Well, After the finger incident....I distanced myself from H. I couldn't handle the drama. I saw him for only a few minutes last weekend and that was that. D13 told me he and MOW made up (I didn't ask....she just told me she was annoyed with h when they were shopping because he spent all of his time tming mow).
Anyway, all was quiet until last night. H was supposed to take d13 to the dentist today and he called to tell me he couldn't take her because he was not feeling up to it.
I asked if he was ok and he told me he wasn't. That it didn't matter. He was full. He couldn't take any more. He then told me that in a few days I would hate him anyway for what he had done.
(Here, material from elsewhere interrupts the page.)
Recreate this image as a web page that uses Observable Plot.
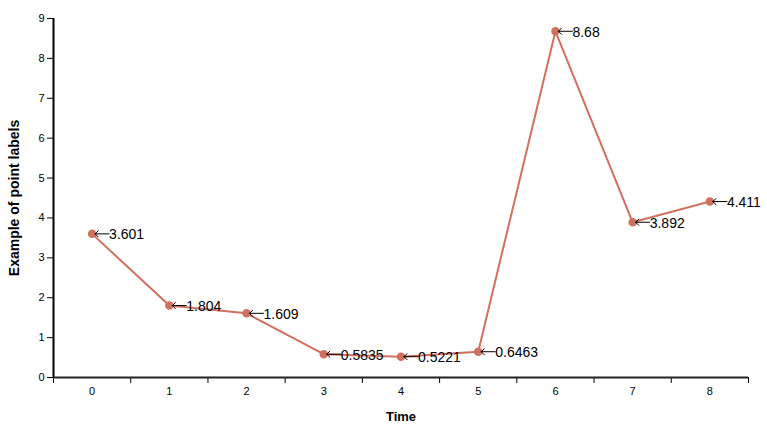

I asked what he meant by that and he said you will find out.
So, I hung up with h and he then proceeded to tm me. The whole blame thing again (i thought that the anger had passed....). He went on about how all the same MLC lines...I didn't listen to him, I loved him on my terms, he had no say in anything,etc.
My only response to him was that I was sorry he was in pain and that I was not perfect and that I was sorry he was still so hurt. I left it at that.
H was not here for d13 when she came home from school today. She told me he called her apologizing and crying.
So, not sure why I will be hating H. Is he completeing the d? Is he selling the house again? Is it something worse.
UGH...
Trying not to think about it but the fact that he tried so hard to be mad at me and make me angry last night leaves me wondering.